November 11, 2012

This weekend has been spent doing loads of yoga related things. As I’m in the process of becoming a qualified instructor I spend one weekend a month with 21hs  dedicated to doing yoga, reading about yoga and doing a lot of other yoga related things. The course consist of anything from anatomy to learning sanskrit and doing the actual poses. Its very in depth and through.

The course has opened my eyes to the fact that the yoga culture is a lot more restrictive than I initially thought.. In all honesty, at times it’s not my cup of tea. Having a background in ‘commercial and egocentric fitness’ such as high tempo fitness classes that are branded  and creating fitness programs to sculpt people’s bodies to their liking. Hence I have a background of motivating peopel to strive and achieve  Yoga instead focuses on acceptance and brings up things like altruism, self-reflection and harmony. I’m used to high tempo, self-centered and pushing yourself further and further. I think Yoga is a good compliment to other forms of fitness and it’a brilliant way to relax.

Yoga today, however, is a highly stigmatised. Say Yoga and a lot of people will think of a group of hippies meditating and chanting and. The stigma yoga has is reinforced by some instructors who fully emerge in the culture and history of yoga and bring it into the western world. Yoga is less of a physical exercise and more of a mental journey towards the ultimate truth… Anyone else yawning by now? Its brilliant that there are people who live and teach by these standards, but I think if yoga stayed here it would hit a wall and exclude a majority of the western population. On my way home from yoga I found myself saying to a fellow course mate that ‘meditation is a waste of time’. I stand by that statement, in relation to myself. I can think of a million better things to do than reflect inwards and try to reach some kind of enlightenment… I’d rather read a book, spend time with my loved ones or hit the gym.The fact is that yoga has an internal politics. Many instructors (however, not my main instructor who is very open minded) have a tendency to promote their style of yoga. I’ve heard thing that ‘Ashtanga yoga’ isn’t proper Yoga (Ashtanga is a very physical form of Yoga), Vinyasa flow yoga is a form of cloning yoga and there is no true yoga in hot yoga… I’ve met instructors who promote ‘loving everyone’ in their teaching but in private life are highly aggressive. Instructors who say that one should not focus on material gains only to charge extremely high prices for their classes and use their surplus for expensive cars etc.  Instructors who say it’s not about pushing yourself and then pushes their students into postures beyond their limits. People who say it’s not about how far you can go into postures only to then talk about how flexible they are and showing off and people who cannot stop talking about themselves and relate every single issue back to themselves and their life. The truth is, yoga is full of hypocrisy and the thing is it wouldn’t matter if it wasn’t for the fact the claimed to promote the yogic way of life. Don’t preach what you don’t live by. We’re all humans in the end of the day and human nature is not pure.

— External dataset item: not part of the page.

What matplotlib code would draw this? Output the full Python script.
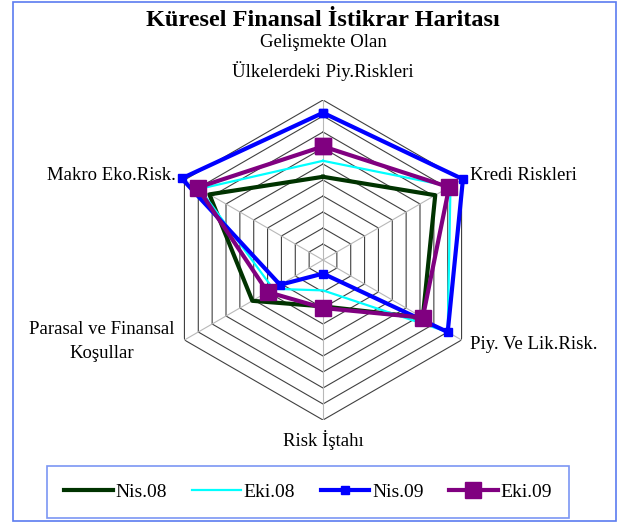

I guess what I’m trying to say is that yoga shouldn’t just stay within the classical yoga paradigm and all the stigma and self-fulfilling prophesies that come with the concept of yoga. In order to divert from the stigma I believe yoga needs to transfer to the modern western society were people in all honesty live in a competitive, striving and capitalistic society. I’m not saying that we should compete against the person next to us and of course the classical style shall remain but along side a more modern version. The the mainstream population would benefit from the physical and relaxational effect of yoga but many are scared away. The western population is growing fatter, more stressed and inflexible. At the same time the health trend is prospering. A high tempo flowing yoga class with strength based components to allow body toning and cardiovascular benefits would be more beneficial for the western population. Add a couple of minutes of cool down and relaxation and you’re answering the needs of the westerners. In my opinion there is no need to preach yogic traditions unless you live by them yourself. Traditional yoga was created for a different society, with different health needs, political system and a different style of life. I’ll most likely get a lot of people against me, but in my opinion the majority of westerners are benefiting more from commercial, gym-based yoga classes as these are more accessible and are less stigmatised by the yogic stereotype.